_Directions_: Reproduce the lines exactly, beginning with the line that has "Convert this chart" and ending with the line that has "-0.02, -0.05, -0.08, -0.10]". Images are left out.

_Provided entries_:
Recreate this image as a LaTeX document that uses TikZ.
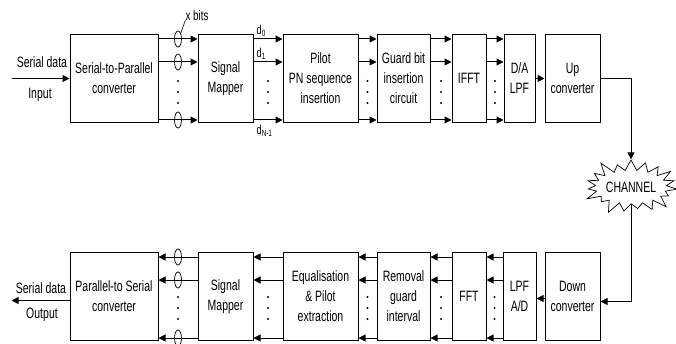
==
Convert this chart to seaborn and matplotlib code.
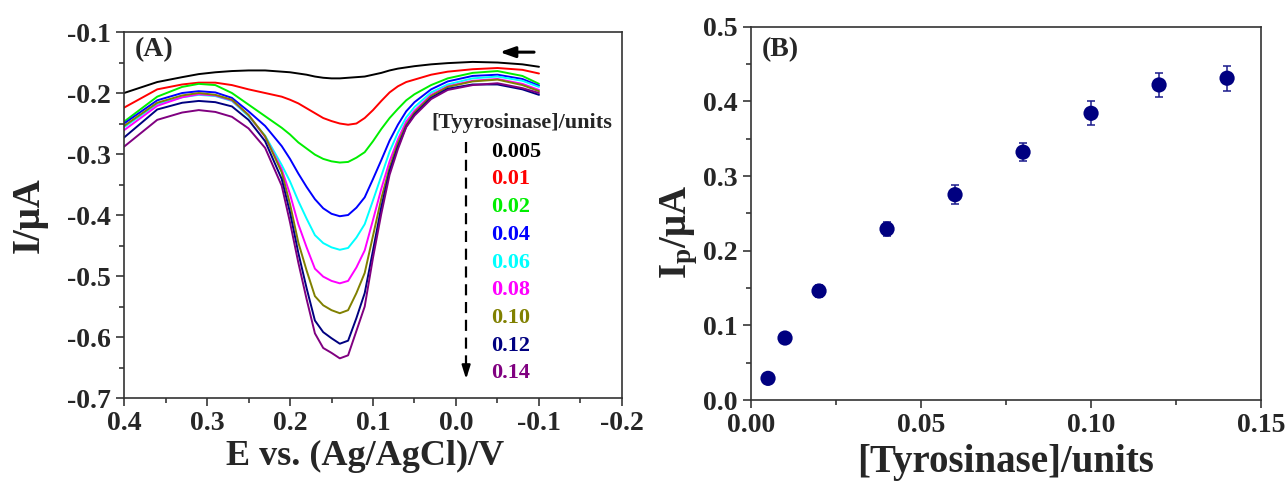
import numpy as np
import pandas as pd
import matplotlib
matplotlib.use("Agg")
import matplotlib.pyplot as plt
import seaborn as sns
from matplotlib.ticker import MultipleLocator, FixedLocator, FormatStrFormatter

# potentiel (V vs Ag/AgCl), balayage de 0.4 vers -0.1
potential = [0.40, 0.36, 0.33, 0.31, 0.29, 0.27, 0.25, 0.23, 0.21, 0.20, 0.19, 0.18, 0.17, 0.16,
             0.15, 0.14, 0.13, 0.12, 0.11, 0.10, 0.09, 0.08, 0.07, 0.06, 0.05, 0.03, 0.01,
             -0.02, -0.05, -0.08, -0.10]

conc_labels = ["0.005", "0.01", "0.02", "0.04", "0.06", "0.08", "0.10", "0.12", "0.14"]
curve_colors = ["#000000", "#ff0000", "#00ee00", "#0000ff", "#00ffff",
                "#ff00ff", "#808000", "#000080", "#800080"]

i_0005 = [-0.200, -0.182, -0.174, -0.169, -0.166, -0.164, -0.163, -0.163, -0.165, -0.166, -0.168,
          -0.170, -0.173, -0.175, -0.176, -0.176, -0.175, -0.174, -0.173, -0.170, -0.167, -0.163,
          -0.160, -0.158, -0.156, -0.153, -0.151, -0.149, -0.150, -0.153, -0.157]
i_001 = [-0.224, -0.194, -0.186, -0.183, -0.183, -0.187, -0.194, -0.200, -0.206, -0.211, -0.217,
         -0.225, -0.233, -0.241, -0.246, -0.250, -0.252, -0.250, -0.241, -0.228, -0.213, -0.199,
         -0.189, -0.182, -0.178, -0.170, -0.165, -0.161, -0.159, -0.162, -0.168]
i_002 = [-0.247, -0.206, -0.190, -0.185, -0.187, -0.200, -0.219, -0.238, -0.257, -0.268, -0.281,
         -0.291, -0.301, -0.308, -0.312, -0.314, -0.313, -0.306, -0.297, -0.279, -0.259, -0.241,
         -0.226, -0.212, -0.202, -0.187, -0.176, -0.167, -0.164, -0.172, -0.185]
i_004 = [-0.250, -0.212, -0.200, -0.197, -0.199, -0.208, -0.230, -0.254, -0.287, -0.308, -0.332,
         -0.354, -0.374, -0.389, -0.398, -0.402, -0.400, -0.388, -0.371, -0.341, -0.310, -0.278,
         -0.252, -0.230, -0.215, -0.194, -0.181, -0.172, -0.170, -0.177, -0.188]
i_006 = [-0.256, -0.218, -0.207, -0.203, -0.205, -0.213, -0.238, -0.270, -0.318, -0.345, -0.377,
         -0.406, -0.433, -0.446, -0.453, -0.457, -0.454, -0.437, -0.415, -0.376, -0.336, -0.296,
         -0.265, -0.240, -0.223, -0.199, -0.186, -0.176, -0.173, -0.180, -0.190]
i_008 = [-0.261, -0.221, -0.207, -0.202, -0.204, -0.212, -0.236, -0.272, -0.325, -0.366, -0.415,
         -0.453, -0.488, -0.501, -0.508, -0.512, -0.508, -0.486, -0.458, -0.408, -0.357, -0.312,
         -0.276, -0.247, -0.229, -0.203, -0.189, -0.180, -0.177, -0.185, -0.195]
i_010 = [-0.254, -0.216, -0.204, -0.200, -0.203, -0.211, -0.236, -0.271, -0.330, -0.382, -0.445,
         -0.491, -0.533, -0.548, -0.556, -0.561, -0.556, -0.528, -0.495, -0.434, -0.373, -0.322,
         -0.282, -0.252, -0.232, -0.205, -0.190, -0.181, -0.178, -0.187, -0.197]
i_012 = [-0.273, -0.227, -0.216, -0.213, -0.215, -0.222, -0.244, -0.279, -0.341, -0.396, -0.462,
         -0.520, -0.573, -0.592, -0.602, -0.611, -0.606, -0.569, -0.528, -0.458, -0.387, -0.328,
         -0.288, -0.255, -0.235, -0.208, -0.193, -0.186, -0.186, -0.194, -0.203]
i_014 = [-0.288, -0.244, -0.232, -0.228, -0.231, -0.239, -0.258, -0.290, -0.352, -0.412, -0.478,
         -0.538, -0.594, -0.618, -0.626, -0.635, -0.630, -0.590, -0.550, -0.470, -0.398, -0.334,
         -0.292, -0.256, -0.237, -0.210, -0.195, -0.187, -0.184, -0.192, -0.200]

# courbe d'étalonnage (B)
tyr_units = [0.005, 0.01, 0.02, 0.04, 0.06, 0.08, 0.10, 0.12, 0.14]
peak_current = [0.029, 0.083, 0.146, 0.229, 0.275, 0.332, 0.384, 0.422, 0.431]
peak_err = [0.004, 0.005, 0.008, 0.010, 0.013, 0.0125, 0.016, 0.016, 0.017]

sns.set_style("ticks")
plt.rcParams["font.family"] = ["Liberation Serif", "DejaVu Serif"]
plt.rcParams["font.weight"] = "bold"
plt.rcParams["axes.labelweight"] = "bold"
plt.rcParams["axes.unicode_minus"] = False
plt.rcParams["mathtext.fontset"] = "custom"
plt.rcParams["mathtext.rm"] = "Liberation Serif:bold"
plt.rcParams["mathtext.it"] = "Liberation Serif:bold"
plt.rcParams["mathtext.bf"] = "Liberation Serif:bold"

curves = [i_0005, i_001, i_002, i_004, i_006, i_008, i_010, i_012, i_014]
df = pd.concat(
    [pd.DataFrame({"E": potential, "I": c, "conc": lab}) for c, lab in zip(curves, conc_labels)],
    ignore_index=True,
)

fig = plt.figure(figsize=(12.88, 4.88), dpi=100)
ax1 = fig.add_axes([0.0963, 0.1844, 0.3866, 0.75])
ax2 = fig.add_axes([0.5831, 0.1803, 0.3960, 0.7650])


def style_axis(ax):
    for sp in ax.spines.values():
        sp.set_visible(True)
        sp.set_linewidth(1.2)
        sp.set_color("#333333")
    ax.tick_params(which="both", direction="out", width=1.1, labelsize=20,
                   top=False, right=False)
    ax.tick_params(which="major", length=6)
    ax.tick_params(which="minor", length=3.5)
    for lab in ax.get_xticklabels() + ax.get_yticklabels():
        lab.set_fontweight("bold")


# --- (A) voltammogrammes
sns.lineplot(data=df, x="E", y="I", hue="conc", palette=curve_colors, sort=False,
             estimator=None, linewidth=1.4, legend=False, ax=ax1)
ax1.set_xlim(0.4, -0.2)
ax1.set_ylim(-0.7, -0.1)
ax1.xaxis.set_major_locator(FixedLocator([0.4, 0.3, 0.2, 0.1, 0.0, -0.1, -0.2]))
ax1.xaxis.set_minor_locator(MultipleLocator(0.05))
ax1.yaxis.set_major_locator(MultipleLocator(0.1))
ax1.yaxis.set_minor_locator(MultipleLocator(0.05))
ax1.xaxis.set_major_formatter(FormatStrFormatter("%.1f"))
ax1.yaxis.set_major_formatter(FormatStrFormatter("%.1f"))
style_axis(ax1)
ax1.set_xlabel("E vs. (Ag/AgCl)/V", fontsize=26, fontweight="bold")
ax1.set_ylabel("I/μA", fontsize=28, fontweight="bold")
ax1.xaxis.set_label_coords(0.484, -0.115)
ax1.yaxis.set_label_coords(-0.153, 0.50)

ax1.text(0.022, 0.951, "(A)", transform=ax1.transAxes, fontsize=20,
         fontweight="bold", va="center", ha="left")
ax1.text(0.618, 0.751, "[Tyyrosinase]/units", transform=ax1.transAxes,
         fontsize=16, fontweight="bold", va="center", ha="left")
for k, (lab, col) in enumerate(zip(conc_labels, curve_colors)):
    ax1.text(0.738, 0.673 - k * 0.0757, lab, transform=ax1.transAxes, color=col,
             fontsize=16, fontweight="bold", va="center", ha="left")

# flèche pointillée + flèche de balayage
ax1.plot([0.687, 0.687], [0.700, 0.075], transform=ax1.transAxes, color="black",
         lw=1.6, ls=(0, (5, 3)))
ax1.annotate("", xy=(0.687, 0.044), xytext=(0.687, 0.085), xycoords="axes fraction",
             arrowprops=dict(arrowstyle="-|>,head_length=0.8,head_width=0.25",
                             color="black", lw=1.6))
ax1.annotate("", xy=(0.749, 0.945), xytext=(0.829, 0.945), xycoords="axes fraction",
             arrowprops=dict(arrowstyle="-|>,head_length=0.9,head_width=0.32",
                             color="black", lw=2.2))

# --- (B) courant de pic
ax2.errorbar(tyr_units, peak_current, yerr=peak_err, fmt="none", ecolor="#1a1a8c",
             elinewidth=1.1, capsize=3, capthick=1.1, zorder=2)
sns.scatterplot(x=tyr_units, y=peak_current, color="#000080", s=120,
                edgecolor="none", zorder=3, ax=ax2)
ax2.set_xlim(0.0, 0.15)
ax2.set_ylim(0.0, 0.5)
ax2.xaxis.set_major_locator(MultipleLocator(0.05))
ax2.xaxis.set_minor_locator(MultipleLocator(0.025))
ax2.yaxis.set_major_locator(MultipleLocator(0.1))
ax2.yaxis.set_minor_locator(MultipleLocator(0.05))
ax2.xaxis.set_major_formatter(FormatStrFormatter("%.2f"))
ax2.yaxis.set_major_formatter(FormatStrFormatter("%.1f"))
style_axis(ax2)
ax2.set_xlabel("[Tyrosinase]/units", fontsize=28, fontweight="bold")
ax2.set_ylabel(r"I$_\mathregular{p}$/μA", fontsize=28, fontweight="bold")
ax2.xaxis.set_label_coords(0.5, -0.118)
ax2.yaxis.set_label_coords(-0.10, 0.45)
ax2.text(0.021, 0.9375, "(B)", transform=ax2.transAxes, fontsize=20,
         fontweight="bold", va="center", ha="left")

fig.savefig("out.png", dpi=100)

_Reply_:
Convert this chart to seaborn and matplotlib code.
import numpy as np
import pandas as pd
import matplotlib
matplotlib.use("Agg")
import matplotlib.pyplot as plt
import seaborn as sns
from matplotlib.ticker import MultipleLocator, FixedLocator, FormatStrFormatter

# potentiel (V vs Ag/AgCl), balayage de 0.4 vers -0.1
potential = [0.40, 0.36, 0.33, 0.31, 0.29, 0.27, 0.25, 0.23, 0.21, 0.20, 0.19, 0.18, 0.17, 0.16,
             0.15, 0.14, 0.13, 0.12, 0.11, 0.10, 0.09, 0.08, 0.07, 0.06, 0.05, 0.03, 0.01,
             -0.02, -0.05, -0.08, -0.10]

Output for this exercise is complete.